= Source data =
%%
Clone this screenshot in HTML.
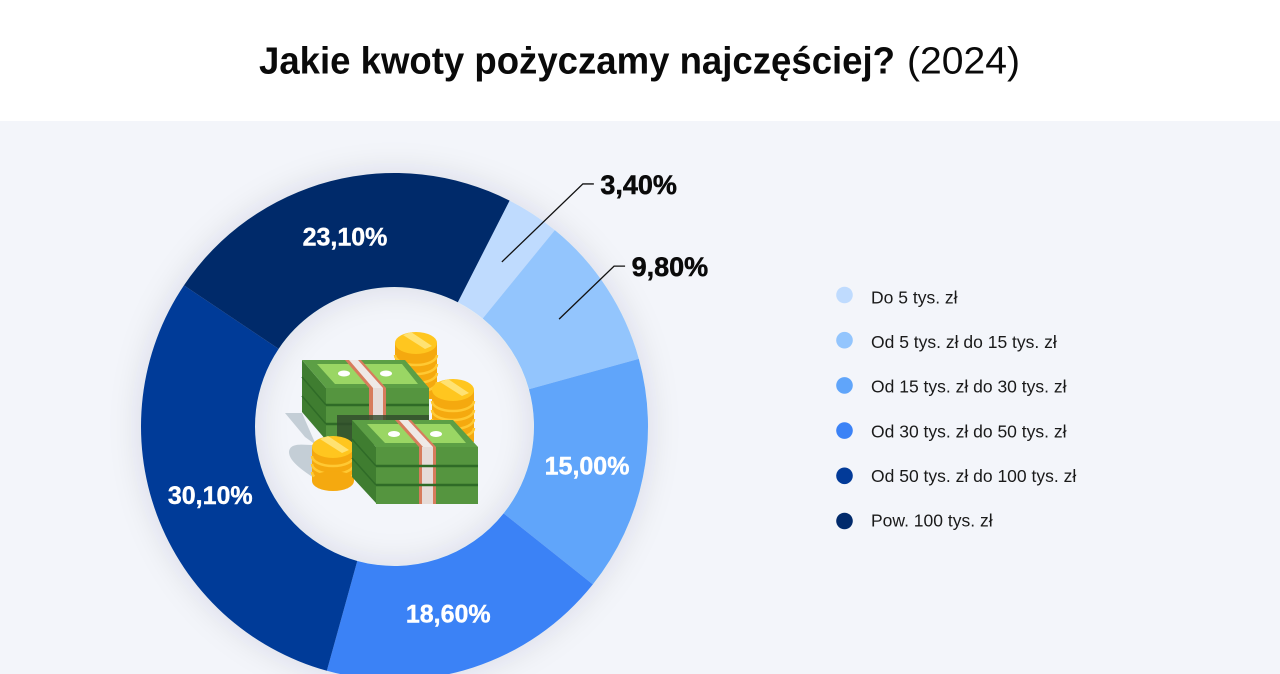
<!DOCTYPE html>
<html lang="pl">
<head>
<meta charset="utf-8">
<title>Jakie kwoty pożyczamy najczęściej? (2024)</title>
<style>
html,body{margin:0;padding:0;background:#fff;width:1280px;height:674px;overflow:hidden}
svg{display:block}
text{font-family:"Liberation Sans",sans-serif}
</style>
</head>
<body>
<svg id="chart" width="1280" height="674" viewBox="0 0 1280 674" xmlns="http://www.w3.org/2000/svg">
  <defs>
    <filter id="soft" x="-20%" y="-20%" width="140%" height="140%">
      <feDropShadow dx="0" dy="0" stdDeviation="16" flood-color="#1e2a50" flood-opacity="0.12"/>
    </filter>
  </defs>
  <rect x="0" y="0" width="1280" height="121" fill="#ffffff"/>
  <rect x="0" y="121" width="1280" height="553" fill="#f3f5fa"/>
  <text x="259" y="73.5" font-size="38" font-weight="700" fill="#0a0a0a" textLength="636" lengthAdjust="spacingAndGlyphs">Jakie kwoty pożyczamy najczęściej?</text>
  <text x="907" y="73.5" font-size="38" fill="#0a0a0a" textLength="113" lengthAdjust="spacingAndGlyphs">(2024)</text>
  <g id="donut" filter="url(#soft)"></g>
  <g id="labels"></g>
  <g id="legend"></g>

  <g>
    <polygon points="285,413 302,413 316,445 305,437" fill="#c4ced6"/>
    <path d="M289,452 C290,442 303,445 315,445 L320,482 C305,472 289,462 289,452Z" fill="#c4ced6"/>

    <g>
      <rect x="395" y="343" width="42" height="56" fill="#f5a90f"/>
      <path d="M395,355a21,10 0 0 0 42,0M395,364a21,10 0 0 0 42,0M395,373a21,10 0 0 0 42,0M395,382a21,10 0 0 0 42,0" fill="none" stroke="#ffc933" stroke-width="2.5"/>
      <ellipse cx="416" cy="343" rx="21" ry="11" fill="#ffc61f"/>
      <path d="M403,335l22,14 7,-3 -21,-14z" fill="#ffe272"/>
    </g>

    <g>
      <rect x="432" y="390" width="42" height="52" fill="#f5a90f"/>
      <path d="M432,401a21,10 0 0 0 42,0M432,410a21,10 0 0 0 42,0M432,419a21,10 0 0 0 42,0M432,428a21,10 0 0 0 42,0" fill="none" stroke="#ffc933" stroke-width="2.5"/>
      <ellipse cx="453" cy="390" rx="21" ry="11" fill="#ffc61f"/>
      <path d="M440,382l22,14 7,-3 -21,-14z" fill="#ffe272"/>
    </g>

    <g>
      <polygon points="302,360 326,388 326,440 302,412" fill="#3f7d30"/>
      <rect x="326" y="388" width="103" height="56" fill="#55953f"/>
      <path d="M326,405H429M326,424H429" stroke="#2f6b27" stroke-width="2.5"/>
      <path d="M302,377L326,405M302,396L326,424" stroke="#2f6b27" stroke-width="1.5"/>
      <polygon points="302,360 405,360 429,388 326,388" fill="#5c9f45"/>
      <polygon points="317,364 402,364 418,384 335,384" fill="#9ad664"/>
      <polygon points="345,360 361,360 386,388 369,388" fill="#d77c5c"/>
      <polygon points="349,360 358,360 383,388 373,388" fill="#efe9e6"/>
      <rect x="369" y="388" width="17" height="32" fill="#d77c5c"/>
      <rect x="373" y="388" width="10" height="32" fill="#e6dcd8"/>
      <ellipse cx="344" cy="373.5" rx="6" ry="3" fill="#ffffff"/>
      <ellipse cx="386" cy="373.5" rx="6" ry="3" fill="#ffffff"/>
      <rect x="337" y="415" width="92" height="30" fill="#2f4a2c" fill-opacity="0.8"/>
    </g>

    <g>
      <rect x="312" y="447" width="42" height="34" fill="#f5a90f"/>
      <path d="M312,456a21,10 0 0 0 42,0M312,464a21,10 0 0 0 42,0M312,472a21,10 0 0 0 42,0" fill="none" stroke="#ffc933" stroke-width="2.5"/>
      <ellipse cx="333" cy="481" rx="21" ry="10" fill="#f5a90f"/>
      <ellipse cx="333" cy="447" rx="21" ry="11" fill="#ffc61f"/>
      <path d="M320,439l22,14 7,-3 -21,-14z" fill="#ffe272"/>
    </g>

    <g>
      <polygon points="352,420 376,447 376,503 352,477" fill="#3f7d30"/>
      <rect x="376" y="447" width="102" height="57" fill="#55953f"/>
      <path d="M376,466H478M376,485H478" stroke="#2f6b27" stroke-width="2.5"/>
      <path d="M352,439L376,466M352,458L376,485" stroke="#2f6b27" stroke-width="1.5"/>
      <polygon points="352,420 453,420 478,447 376,447" fill="#5c9f45"/>
      <polygon points="367,424 450,424 466,443 385,443" fill="#9ad664"/>
      <polygon points="395,420 411,420 436,447 419,447" fill="#d77c5c"/>
      <polygon points="399,420 408,420 433,447 423,447" fill="#efe9e6"/>
      <rect x="419" y="447" width="17" height="57" fill="#d77c5c"/>
      <rect x="422" y="447" width="11" height="57" fill="#e6dcd8"/>
      <path d="M419,466H436M419,485H436" stroke="#2f6b27" stroke-width="2.5"/>
      <ellipse cx="394" cy="434" rx="6" ry="3" fill="#ffffff"/>
      <ellipse cx="436" cy="434" rx="6" ry="3" fill="#ffffff"/>
    </g>
  </g>
</svg>

<script>
const categories = ["Do 5 tys. zł", "Od 5 tys. zł do 15 tys. zł", "Od 15 tys. zł do 30 tys. zł", "Od 30 tys. zł do 50 tys. zł", "Od 50 tys. zł do 100 tys. zł", "Pow. 100 tys. zł"];
const shares = [3.4, 9.8, 15.0, 18.6, 30.1, 23.1];
const sliceColors = ["#bfdbfe", "#93c5fd", "#60a5fa", "#3b82f6", "#023a98", "#012a6b"];

const NS = "http://www.w3.org/2000/svg";
const CX = 394.5, CY = 426.5, R_OUT = 253.5, R_IN = 139.5, R_LABEL = 196.5, START_DEG = 27;
const total = shares.reduce(function (a, b) { return a + b; }, 0);

function angleOf(v) { return v / total * 360; }
function polar(r, deg) {
  const t = deg * Math.PI / 180;
  return [CX + r * Math.sin(t), CY - r * Math.cos(t)];
}
function fmt(v) { return v.toFixed(2).replace(".", ",") + "%"; }
function make(tag, attrs) {
  const el = document.createElementNS(NS, tag);
  Object.keys(attrs).forEach(function (k) { el.setAttribute(k, attrs[k]); });
  return el;
}

const donut = document.getElementById("donut");
const labels = document.getElementById("labels");
const legend = document.getElementById("legend");

let cursor = START_DEG;
shares.forEach(function (v, i) {
  const a0 = cursor, a1 = cursor + angleOf(v), mid = (a0 + a1) / 2;
  cursor = a1;
  const large = a1 - a0 > 180 ? 1 : 0;
  const p0 = polar(R_OUT, a0), p1 = polar(R_OUT, a1), p2 = polar(R_IN, a1), p3 = polar(R_IN, a0);
  const path = make("path", {
    d: "M" + p0[0] + "," + p0[1] + "A" + R_OUT + "," + R_OUT + " 0 " + large + " 1 " + p1[0] + "," + p1[1] +
       "L" + p2[0] + "," + p2[1] + "A" + R_IN + "," + R_IN + " 0 " + large + " 0 " + p3[0] + "," + p3[1] + "Z",
    fill: sliceColors[i]
  });
  
  
  donut.appendChild(path);

  const anchor = polar(R_LABEL, mid);
  if (v < 10) {
    const reachX = i === 0 ? 81 : 55;
    const reachY = i === 0 ? 78 : 53;
    const ex = anchor[0] + reachX, ey = anchor[1] - reachY;
    const line = make("polyline", {
      points: anchor[0] + "," + anchor[1] + " " + ex + "," + ey + " " + (ex + 11) + "," + ey,
      fill: "none", stroke: "#111111", "stroke-width": 1.3
    });
    
    
    labels.appendChild(line);
    const outer = make("text", { x: ex + 17.5, y: ey + 10, "font-size": 27, "font-weight": 700, fill: "#0a0a0a", stroke: "#0a0a0a", "stroke-width": 0.5 });
    
    
    outer.textContent = fmt(v);
    labels.appendChild(outer);
  } else {
    const nudge = i === 3 ? -7 : 0;
    const inner = make("text", { x: anchor[0] + nudge, y: anchor[1] + 9, "font-size": 25, "font-weight": 700, fill: "#ffffff", stroke: "#ffffff", "stroke-width": 0.4, "text-anchor": "middle" });
    
    
    inner.textContent = fmt(v);
    labels.appendChild(inner);
  }

  const dot = make("circle", { cx: 844.5, cy: 295 + i * 45.2, r: 8.3, fill: sliceColors[i] });
  
  
  legend.appendChild(dot);
  const txt = make("text", { x: 871, y: 303.5 + i * 44.6, "font-size": 17.5, fill: "#1a1a1a", "letter-spacing": "0" });
  
  
  txt.textContent = categories[i];
  legend.appendChild(txt);
});
</script>
</body>
</html>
%%
= What to produce =
From the first line above through the line containing "C290,442 303,445 315,445", copy everything exactly, without the pictures.

= Result =
Clone this screenshot in HTML.
<!DOCTYPE html>
<html lang="pl">
<head>
<meta charset="utf-8">
<title>Jakie kwoty pożyczamy najczęściej? (2024)</title>
<style>
html,body{margin:0;padding:0;background:#fff;width:1280px;height:674px;overflow:hidden}
svg{display:block}
text{font-family:"Liberation Sans",sans-serif}
</style>
</head>
<body>
<svg id="chart" width="1280" height="674" viewBox="0 0 1280 674" xmlns="http://www.w3.org/2000/svg">
  <defs>
    <filter id="soft" x="-20%" y="-20%" width="140%" height="140%">
      <feDropShadow dx="0" dy="0" stdDeviation="16" flood-color="#1e2a50" flood-opacity="0.12"/>
    </filter>
  </defs>
  <rect x="0" y="0" width="1280" height="121" fill="#ffffff"/>
  <rect x="0" y="121" width="1280" height="553" fill="#f3f5fa"/>
  <text x="259" y="73.5" font-size="38" font-weight="700" fill="#0a0a0a" textLength="636" lengthAdjust="spacingAndGlyphs">Jakie kwoty pożyczamy najczęściej?</text>
  <text x="907" y="73.5" font-size="38" fill="#0a0a0a" textLength="113" lengthAdjust="spacingAndGlyphs">(2024)</text>
  <g id="donut" filter="url(#soft)"></g>
  <g id="labels"></g>
  <g id="legend"></g>

  <g>
    <polygon points="285,413 302,413 316,445 305,437" fill="#c4ced6"/>
    <path d="M289,452 C290,442 303,445 315,445 L320,482 C305,472 289,462 289,452Z" fill="#c4ced6"/>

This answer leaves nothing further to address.